The Challenge
When I took over managing the customer success team of eight CSMs, portfolio retention was 60%. The team was demoralized, processes were ad hoc, and there was no visibility into account health across the portfolio. The team had the talent but lacked direction, tools, and accountability.
The Approach
I implemented three changes simultaneously. First, I established a weekly pipeline review where each CSM presented their at-risk accounts and intervention plans. This created accountability and enabled peer learning. Second, I deployed the health scoring system and playbook to give CSMs tools and frameworks. Third, I implemented a coaching cadence — every CSM received one-on-one coaching weekly, including call reviews, role-playing difficult customer conversations, and career development discussions.

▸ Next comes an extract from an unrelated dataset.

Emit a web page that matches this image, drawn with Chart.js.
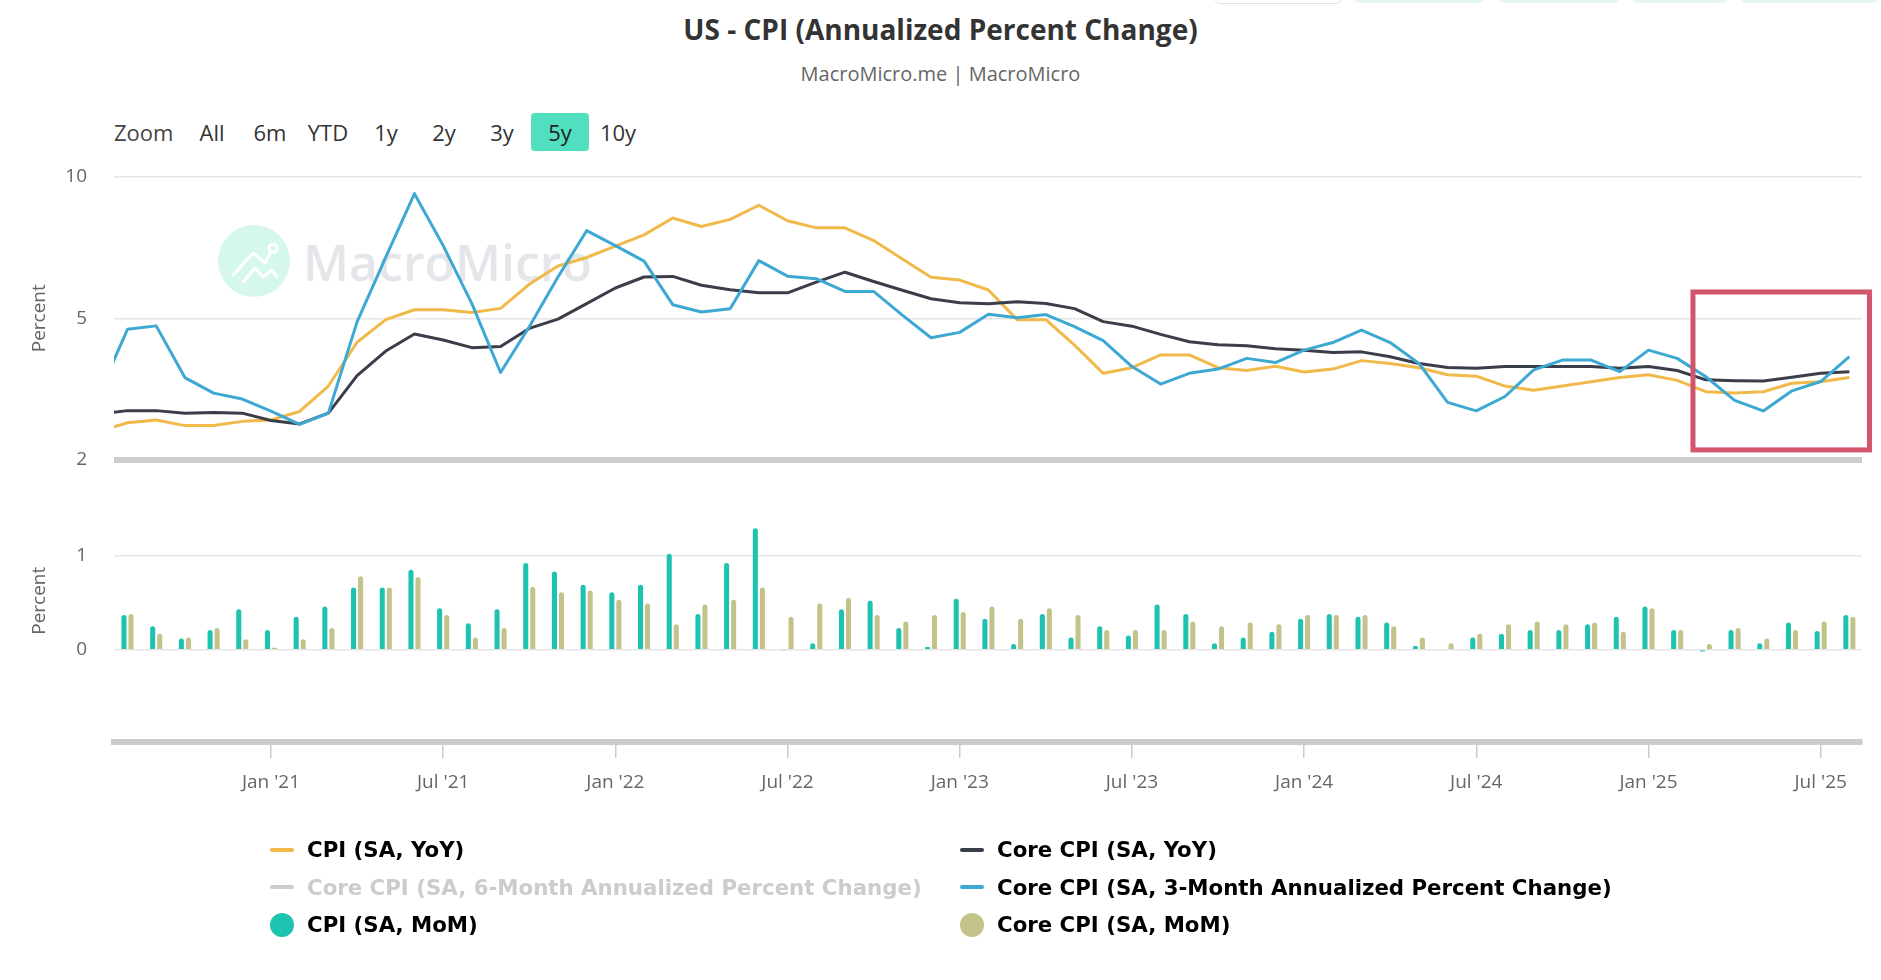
<!DOCTYPE html>
<html>
<head>
<meta charset="utf-8">
<title>US - CPI (Annualized Percent Change)</title>
<script src="https://cdn.jsdelivr.net/npm/chart.js@4.4.1/dist/chart.umd.min.js"></script>
<style>
  html, body { margin: 0; padding: 0; background: #fff; }
  body { width: 1881px; height: 980px; position: relative; overflow: hidden; font-family: "Open Sans", sans-serif; }
  #cpiChart { position: absolute; left: 0; top: 0; }
  .title { position: absolute; left: 0; width: 1881px; top: 10px; text-align: center; font-size: 28px; font-weight: 700; color: #333; line-height: 38px; }
  .subtitle { position: absolute; left: 0; width: 1881px; top: 60px; text-align: center; font-size: 20px; color: #666; line-height: 28px; }
  .range { position: absolute; left: 114px; top: 113px; height: 38px; display: flex; align-items: center; font-size: 22px; color: #444; }
  .range .zoom { width: 69px; }
  .range .btn { width: 58px; height: 38px; line-height: 38px; text-align: center; border-radius: 4px; color: #333; }
  .range .btn.on { background: #52dfc0; color: #222; }
  .tab { position: absolute; top: -10px; height: 13px; border-radius: 0 0 5px 5px; background: #e4f7f1; }
  .tab.plain { background: #fff; border: 1px solid #e2e2e2; border-top: none; }
  #legend { position: absolute; left: 270px; top: 831px; display: grid; grid-template-columns: 690px auto; grid-auto-rows: 37.5px;
            font-family: "DejaVu Sans", sans-serif; font-size: 21.3px; font-weight: 700; color: #000; }
  #legend .item { display: flex; align-items: center; white-space: nowrap; }
  #legend .sym { width: 24px; margin-right: 13px; flex: none; }
  #legend .line { height: 4px; border-radius: 2px; }
  #legend .dot { height: 24px; border-radius: 50%; }
  #legend .off { color: #cccccc; }
</style>
</head>
<body>
<div class="tab plain" style="left:1215px;width:124px"></div>
<div class="tab" style="left:1354px;width:130px"></div>
<div class="tab" style="left:1499px;width:120px"></div>
<div class="tab" style="left:1632px;width:96px"></div>
<div class="tab" style="left:1741px;width:137px"></div>

<div class="title">US - CPI (Annualized Percent Change)</div>
<div class="subtitle">MacroMicro.me | MacroMicro</div>
<div class="range">
  <span class="zoom">Zoom</span>
  <span class="btn">All</span><span class="btn">6m</span><span class="btn">YTD</span><span class="btn">1y</span>
  <span class="btn">2y</span><span class="btn">3y</span><span class="btn on">5y</span><span class="btn">10y</span>
</div>
<canvas id="cpiChart" width="1881" height="980"></canvas>
<div id="legend"></div>

<script>
// --- Data (monthly) ---
const months = [
  '2020-07','2020-08','2020-09','2020-10','2020-11','2020-12',
  '2021-01','2021-02','2021-03','2021-04','2021-05','2021-06','2021-07','2021-08','2021-09','2021-10','2021-11','2021-12',
  '2022-01','2022-02','2022-03','2022-04','2022-05','2022-06','2022-07','2022-08','2022-09','2022-10','2022-11','2022-12',
  '2023-01','2023-02','2023-03','2023-04','2023-05','2023-06','2023-07','2023-08','2023-09','2023-10','2023-11','2023-12',
  '2024-01','2024-02','2024-03','2024-04','2024-05','2024-06','2024-07','2024-08','2024-09','2024-10','2024-11','2024-12',
  '2025-01','2025-02','2025-03','2025-04','2025-05','2025-06','2025-07','2025-08'
];

const cpiYoY = [
  1.0, 1.3, 1.4, 1.2, 1.2, 1.35,
  1.4, 1.7, 2.6, 4.15, 4.95, 5.3, 5.3, 5.2, 5.35, 6.2, 6.85, 7.15,
  7.55, 7.95, 8.55, 8.25, 8.5, 9.0, 8.45, 8.2, 8.2, 7.75, 7.1, 6.45,
  6.35, 6.0, 4.95, 4.95, 4.05, 3.05, 3.25, 3.7, 3.7, 3.25, 3.15, 3.3,
  3.1, 3.2, 3.5, 3.4, 3.25, 3.0, 2.95, 2.6, 2.45, 2.6, 2.75, 2.9,
  3.0, 2.8, 2.4, 2.35, 2.4, 2.7, 2.75, 2.9
];

const coreYoY = [
  1.6, 1.73, 1.73, 1.64, 1.66, 1.64,
  1.38, 1.26, 1.64, 2.97, 3.84, 4.44, 4.23, 3.96, 4.0, 4.64, 4.97, 5.52,
  6.07, 6.46, 6.48, 6.17, 6.01, 5.9, 5.9, 6.28, 6.63, 6.3, 5.99, 5.69,
  5.55, 5.51, 5.58, 5.52, 5.34, 4.88, 4.72, 4.43, 4.17, 4.06, 4.03, 3.92,
  3.87, 3.79, 3.81, 3.64, 3.4, 3.26, 3.23, 3.29, 3.29, 3.29, 3.29, 3.23,
  3.29, 3.15, 2.82, 2.79, 2.78, 2.91, 3.05, 3.11
];

const core3mAnn = [
  2.3, 4.61, 4.73, 2.9, 2.35, 2.14,
  1.71, 1.24, 1.64, 4.87, 7.16, 9.41, 7.57, 5.52, 3.08, 4.7, 6.46, 8.1,
  7.57, 7.02, 5.48, 5.22, 5.34, 7.04, 6.49, 6.4, 5.95, 5.95, 5.11, 4.31,
  4.5, 5.14, 5.02, 5.13, 4.7, 4.21, 3.29, 2.67, 3.05, 3.2, 3.58, 3.43,
  3.87, 4.14, 4.58, 4.14, 3.4, 2.02, 1.72, 2.23, 3.17, 3.52, 3.52, 3.11,
  3.87, 3.58, 2.93, 2.09, 1.72, 2.43, 2.76, 3.64
];

// MoM bars start one month later (Aug 2020)
const barMonths = months.slice(1);

const cpiMoM = [
  0.37, 0.25, 0.12, 0.21, 0.43,
  0.21, 0.35, 0.46, 0.66, 0.66, 0.85, 0.44, 0.28, 0.43, 0.92, 0.83, 0.69,
  0.61, 0.69, 1.02, 0.38, 0.92, 1.29, -0.01, 0.07, 0.43, 0.52, 0.23, 0.03,
  0.54, 0.33, 0.06, 0.38, 0.13, 0.25, 0.15, 0.48, 0.38, 0.07, 0.13, 0.19,
  0.33, 0.38, 0.35, 0.29, 0.04, 0.0, 0.13, 0.17, 0.21, 0.21, 0.27, 0.35,
  0.46, 0.21, -0.02, 0.21, 0.07, 0.29, 0.2, 0.37
];

const coreMoM = [
  0.38, 0.17, 0.13, 0.23, 0.11,
  0.02, 0.11, 0.23, 0.78, 0.66, 0.77, 0.37, 0.13, 0.23, 0.67, 0.61, 0.63,
  0.53, 0.49, 0.27, 0.48, 0.53, 0.66, 0.35, 0.49, 0.55, 0.37, 0.3, 0.37,
  0.4, 0.46, 0.33, 0.44, 0.37, 0.21, 0.21, 0.21, 0.3, 0.25, 0.29, 0.27,
  0.37, 0.37, 0.37, 0.25, 0.13, 0.07, 0.17, 0.27, 0.3, 0.27, 0.29, 0.19,
  0.44, 0.21, 0.06, 0.23, 0.12, 0.21, 0.3, 0.35
];

const xTickMonths = ['2021-01','2021-07','2022-01','2022-07','2023-01','2023-07','2024-01','2024-07','2025-01','2025-07'];
const xTickLabels = ["Jan '21","Jul '21","Jan '22","Jul '22","Jan '23","Jul '23","Jan '24","Jul '24","Jan '25","Jul '25"];

const topTicks = [0, 5, 10];
const topTickLabels = ['2', '5', '10'];
const bottomTicks = [0, 1];
const bottomTickLabels = ['0', '1'];

// highlighted window (data units): Mar–Aug 2025
const highlight = { xFrom: 61.55, xTo: 67.7, yFrom: 0.34, yTo: 5.93 };

// --- Helpers ---
function monthIndex(key) {
  const [y, m] = key.split('-').map(Number);
  return (y - 2020) * 12 + (m - 1);
}
const toPoints = (values, keys) => keys.map((k, i) => ({ x: monthIndex(k), y: values[i] }));

const FONT = 'Open Sans';
const axisFont = { family: FONT, size: 19 };

// --- Plugins ---
const watermark = {
  id: 'watermark',
  beforeDatasetsDraw(chart) {
    const { ctx, chartArea } = chart;
    const cx = chartArea.left + 140, cy = chartArea.top + 84;
    ctx.save();
    ctx.fillStyle = '#d6f7ee';
    ctx.beginPath();
    ctx.arc(cx, cy, 36, 0, Math.PI * 2);
    ctx.fill();
    ctx.strokeStyle = '#ffffff';
    ctx.lineWidth = 3;
    ctx.lineJoin = 'round';
    ctx.lineCap = 'round';
    ctx.beginPath();
    [[-21, 14], [-1, -8], [11, 2], [17, -9]].forEach(([dx, dy], i) => i ? ctx.lineTo(cx + dx, cy + dy) : ctx.moveTo(cx + dx, cy + dy));
    ctx.stroke();
    ctx.beginPath();
    ctx.arc(cx + 19, cy - 13, 4, 0, Math.PI * 2);
    ctx.stroke();
    ctx.beginPath();
    [[-11, 21], [1, 7], [9, 16], [18, 9], [23, 16]].forEach(([dx, dy], i) => i ? ctx.lineTo(cx + dx, cy + dy) : ctx.moveTo(cx + dx, cy + dy));
    ctx.stroke();
    ctx.fillStyle = '#e4e6ea';
    ctx.font = '600 50px "Open Sans"';
    ctx.textBaseline = 'alphabetic';
    ctx.fillText('MacroMicro', chartArea.left + 189, chartArea.top + 104);
    ctx.restore();
  }
};

const highlightBox = {
  id: 'highlightBox',
  afterDatasetsDraw(chart) {
    const { ctx, scales } = chart;
    const x0 = scales.x.getPixelForValue(highlight.xFrom);
    const x1 = scales.x.getPixelForValue(highlight.xTo);
    const y0 = scales.y.getPixelForValue(highlight.yTo);
    const y1 = scales.y.getPixelForValue(highlight.yFrom);
    ctx.save();
    ctx.strokeStyle = '#d2566b';
    ctx.lineWidth = 5;
    ctx.strokeRect(x0, y0, x1 - x0, y1 - y0);
    ctx.restore();
  }
};

// --- Chart ---
const chart = new Chart(document.getElementById('cpiChart').getContext('2d'), {
  type: 'line',
  data: {
    datasets: [
      { label: 'CPI (SA, YoY)', data: toPoints(cpiYoY, months), borderColor: '#f0b94a', backgroundColor: '#f0b94a',
        borderWidth: 3, pointRadius: 0, yAxisID: 'y', order: 3 },
      { label: 'Core CPI (SA, YoY)', data: toPoints(coreYoY, months), borderColor: '#3a3d4a', backgroundColor: '#3a3d4a',
        borderWidth: 3, pointRadius: 0, yAxisID: 'y', order: 2 },
      { label: 'Core CPI (SA, 6-Month Annualized Percent Change)', data: [], hidden: true,
        borderColor: '#cccccc', backgroundColor: '#cccccc', pointRadius: 0, yAxisID: 'y', order: 4 },
      { label: 'Core CPI (SA, 3-Month Annualized Percent Change)', data: toPoints(core3mAnn, months), borderColor: '#3da8d2', backgroundColor: '#3da8d2',
        borderWidth: 3, pointRadius: 0, yAxisID: 'y', order: 1 },
      { type: 'bar', label: 'CPI (SA, MoM)', data: toPoints(cpiMoM, barMonths), backgroundColor: '#1ec3b0',
        yAxisID: 'y2', categoryPercentage: 0.49, barPercentage: 0.72, borderRadius: 3, order: 5 },
      { type: 'bar', label: 'Core CPI (SA, MoM)', data: toPoints(coreMoM, barMonths), backgroundColor: '#c3c28b',
        yAxisID: 'y2', categoryPercentage: 0.49, barPercentage: 0.72, borderRadius: 3, order: 6 }
    ]
  },
  options: {
    responsive: false,
    animation: false,
    layout: { padding: { top: 177, right: 19, bottom: 178, left: 0 } },
    plugins: { legend: { display: false }, tooltip: { enabled: false } },
    elements: { line: { tension: 0, borderJoinStyle: 'round' } },
    scales: {
      x: {
        type: 'linear',
        min: 6.53,
        max: 67.44,
        offset: false,
        afterBuildTicks: s => { s.ticks = xTickMonths.map(m => ({ value: monthIndex(m) })); },
        afterFit: s => { s.height = 60; },
        ticks: { callback: (v, i) => xTickLabels[i], font: axisFont, color: '#666', padding: 13, maxRotation: 0, autoSkip: false },
        grid: { offset: false, drawOnChartArea: false, drawTicks: true, tickLength: 16, color: '#cccccc', lineWidth: 1.5 },
        border: { display: true, color: '#cccccc', width: 6 }
      },
      y: {
        type: 'linear',
        position: 'left',
        stack: 'panes',
        stackWeight: 1,
        weight: 2,
        min: 0,
        max: 10,
        afterBuildTicks: s => { s.ticks = topTicks.map(v => ({ value: v })); },
        afterFit: s => { s.width = 114; },
        ticks: { callback: (v, i) => topTickLabels[i], font: axisFont, color: '#666', padding: 27 },
        grid: {
          drawTicks: false,
          color: c => c.tick && c.tick.value === 0 ? '#cccccc' : '#e6e6e6',
          lineWidth: c => c.tick && c.tick.value === 0 ? 6 : 1.5
        },
        border: { display: false },
        title: { display: true, text: 'Percent', font: axisFont, color: '#666', padding: { top: 28, bottom: 0 } }
      },
      y2: {
        type: 'linear',
        position: 'left',
        stack: 'panes',
        stackWeight: 1,
        weight: 1,
        min: -0.98,
        max: 2.02,
        afterBuildTicks: s => { s.ticks = bottomTicks.map(v => ({ value: v })); },
        afterFit: s => { s.width = 114; },
        ticks: { callback: (v, i) => bottomTickLabels[i], font: axisFont, color: '#666', padding: 27 },
        grid: { drawTicks: false, color: '#e6e6e6', lineWidth: 1.5 },
        border: { display: false },
        title: { display: true, text: 'Percent', font: axisFont, color: '#666', padding: { top: 28, bottom: 0 } }
      }
    }
  },
  plugins: [watermark, highlightBox]
});

// --- Legend (two columns, Highcharts style) ---
const legendEl = document.getElementById('legend');
chart.data.datasets.forEach(ds => {
  const item = document.createElement('div');
  item.className = 'item' + (ds.hidden ? ' off' : '');
  const sym = document.createElement('span');
  sym.className = 'sym ' + (ds.type === 'bar' ? 'dot' : 'line');
  sym.style.background = ds.hidden ? '#cccccc' : (ds.type === 'bar' ? ds.backgroundColor : ds.borderColor);
  const txt = document.createElement('span');
  txt.textContent = ds.label;
  item.appendChild(sym);
  item.appendChild(txt);
  legendEl.appendChild(item);
});
</script>
</body>
</html>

I also restructured the team's incentive compensation to weight retention at 60% and expansion at 40%, replacing the previous model that only measured expansion. This aligned incentives with the most important outcome and reduced the tendency to pursue upsells at the expense of customer satisfaction.
The Result
Over 18 months, portfolio retention improved from 60% to 95%. Expansion revenue also increased by 35% because retained customers naturally expanded over time. Team satisfaction scores improved, and turnover dropped from 25% to 5%. Two team members were promoted to senior roles within the first year.
Key Takeaway
Team performance is a leadership problem, not an individual contributor problem. When you give CSMs clear processes, effective tools, aligned incentives, and consistent coaching, the results follow. The manager's job is to create the system that enables success, then coach individuals within that system.